Repenning ist ein Verfechter der informatischen Bildung für Primarschüler. Er hat in Amerika Studien mit über 10 000 Schülern durchgeführt. Sein Fazit: «Anwenderkompetenzen sind sekundär.» Viel wichtiger seien das Programmieren und die damit verbundene Fähigkeit, Probleme zu analysieren und zu lösen. Damit liegt er auf derselben Linie wie etwa der Zürcher ETH-Professor Juraj Hromkovic, der ein Lehrmittel für das Programmieren auf Primarschulstufe entwickelt hat und ein glühender Verfechter der informatischen Bildung ist.
Repenning plant ähnliche Studien wie in den USA auch an Schweizer Schulen. Er wird seine Forschungs- und Lehrtätigkeit an der PH FHNW im Januar 2014 antreten.
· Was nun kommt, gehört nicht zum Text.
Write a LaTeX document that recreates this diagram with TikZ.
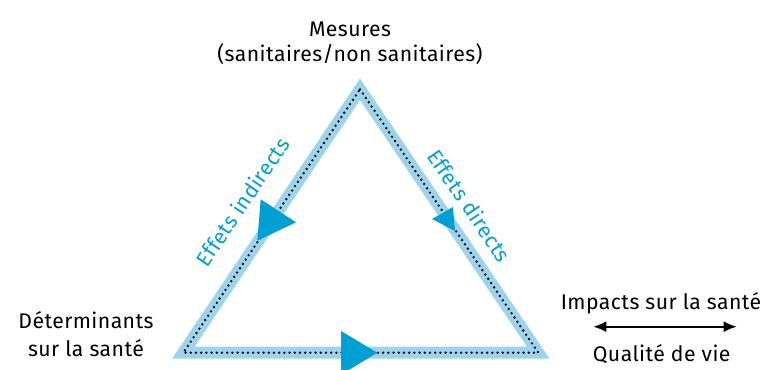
\documentclass[tikz,border=0pt]{standalone}
\usepackage{fontspec}
\setmainfont{Fira Sans}[LetterSpace=2]
\usetikzlibrary{arrows.meta}
\definecolor{band}{HTML}{9DD4EC}
\definecolor{arrowblue}{HTML}{009FD4}
\begin{document}
\begin{tikzpicture}[x=1bp,y=-1bp,
  lbl/.style={font=\fontsize{21.3}{25.7}\selectfont, inner sep=0pt, align=center},
  elbl/.style={font=\fontsize{21.3}{25}\selectfont, inner sep=0pt, text=arrowblue},
  bandline/.style={draw=band, line width=12bp, line join=miter},
  dotline/.style={draw=black, line width=2.6bp, line cap=round, dash pattern=on 0bp off 5.2bp},
  flowhead/.style={fill=arrowblue},
  dbl/.style={{Latex[length=13bp,width=11bp]}-{Latex[length=13bp,width=11bp]}, line width=1.8bp}]
\useasboundingbox (0,0) rectangle (771,369);
\coordinate (A) at (360,89.3);
\coordinate (L) at (183.3,352.7);
\coordinate (R) at (538.3,352.7);
\path[bandline] (A) -- (R) -- (L) -- cycle;
\path[dotline] (A) -- (R) -- (L) -- cycle;
% flow arrowheads
\fill[flowhead] (341,331) -- (377.3,352.7) -- (341,374.7) -- cycle;
\fill[flowhead] (260.7,199.3) -- (296,222.3) -- (257.3,240.7) -- cycle;
\fill[flowhead] (453,207) -- (455,231) -- (432,219) -- cycle;
% labels
\node[lbl, anchor=base] (mes) at (350,61.7) {Mesures\\(sanitaires/non sanitaires)};
\node[lbl, anchor=base, font=\fontsize{21.3}{28.4}\selectfont] (det) at (86,356.7) {Déterminants\\sur la santé};
\node[lbl, anchor=base] (imp) at (661,309) {Impacts sur la santé};
\node[lbl, anchor=base] (qual) at (661.7,361) {Qualité de vie};
\coordinate (ql) at (593.3,326.7);
\coordinate (qr) at (736.7,326.7);
\draw[dbl] (ql) -- (qr);
\node[elbl, rotate=56.1] (ind) at (242.5,201.7) {Effets indirects};
\node[elbl, rotate=-55.9] (dir) at (469.5,205.5) {Effets directs};
\end{tikzpicture}
\end{document}
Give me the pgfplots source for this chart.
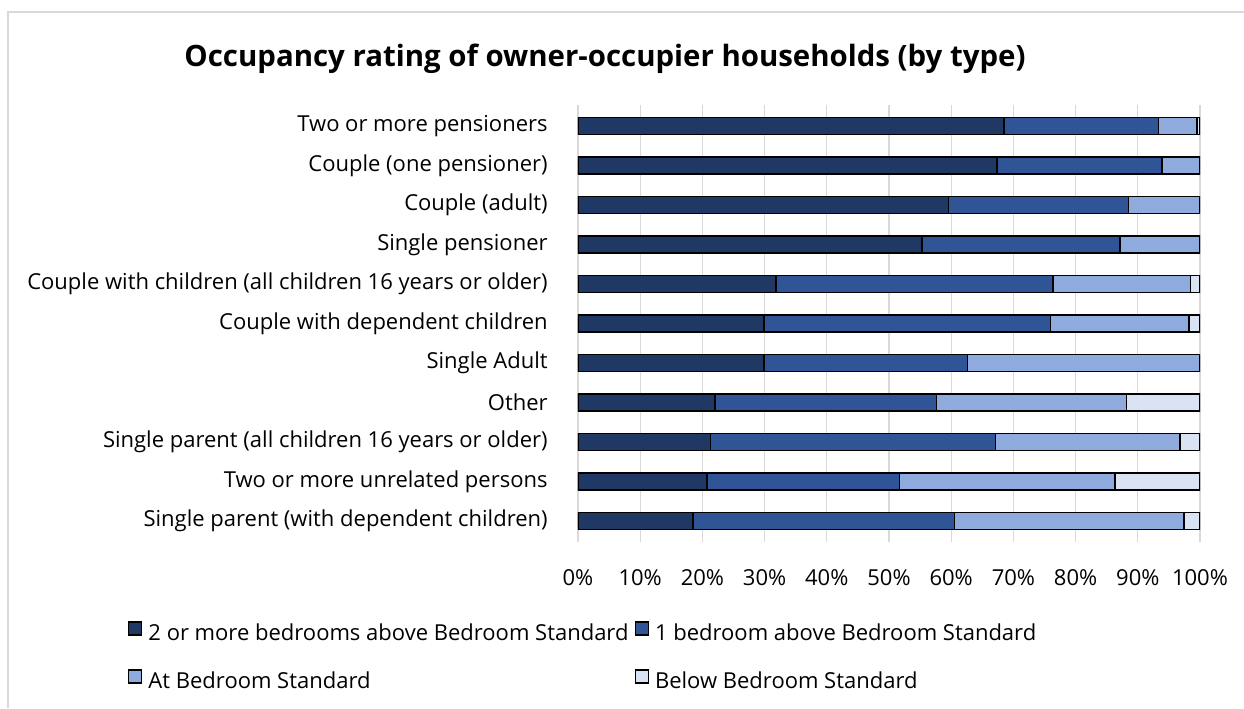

Dort soll er den angehenden Lehrern beibringen, wie sie Kinder informatische Inhalte lehren können. «Die Volksschule der Zukunft muss den Kindern grundlegende Programmierfähigkeiten vermitteln», sagt Hermann Forneck, Rektor der Pädagogischen Hochschule. Über kurz oder lang gehöre die Informatik in den Fächerkanon der Volksschule. «Das sollte so selbstverständlich sein wie Deutsch oder Mathematik», sagt Forneck. Die Schule dürfe nicht stehenbleiben, während sich die Welt weiterentwickle. «Mit unserer Professur wollen wir einen Beitrag zur Korrektur dieser Fehlentwicklung leisten.»
In die gleiche Richtung soll sich auch die Pädagogische Hochschule Zürich bewegen. Rektor Walter Bircher will bis Ende Jahr ebenfalls eine Professur für informatische Bildung einrichten. «Die Medienbildung und die Vermittlung von Anwenderkompetenzen sind an der PH Zürich gegenwärtig sehr gut aufgestellt. Als nächster Entwicklungsschritt sollen die Kompetenzen in informatischer Grundbildung ausgebaut werden», sagt er. Das Verständnis für informatische Abläufe müsse in die Lehrerbildung und in der Volksschule einfliessen.
Sein Kollege Forneck in Brugg spielt bereits mit dem Gedanken, die informatische Bildung verpflichtend in die Ausbildung der angehenden Primarlehrer aufzunehmen. Er prüfe einen solchen Schritt im Hinblick auf die Neuzulassung der Studiengänge 2016. Es sei ohnehin bloss eine Frage der Zeit, bis Informatik an den Primarschulen zum Standard gehöre, sagt Forneck.
Das Timing für die neue Professur hat die Hasler-Stiftung mit Bedacht gewählt. Am Freitag wird die Konferenz der Deutschschweizer Erziehungsdirektoren den Lehrplan 21 vorstellen und in die Vernehmlassung schicken. Dort sind Computeranwendung und Medienkompetenz lediglich als überfachliche Kompetenz vorgesehen, Informatik im engeren Sinn bleibt aussen vor. Die Lobby derjenigen, die das ändern wollen, hat mit Professor Repenning prominente Verstärkung erhalten.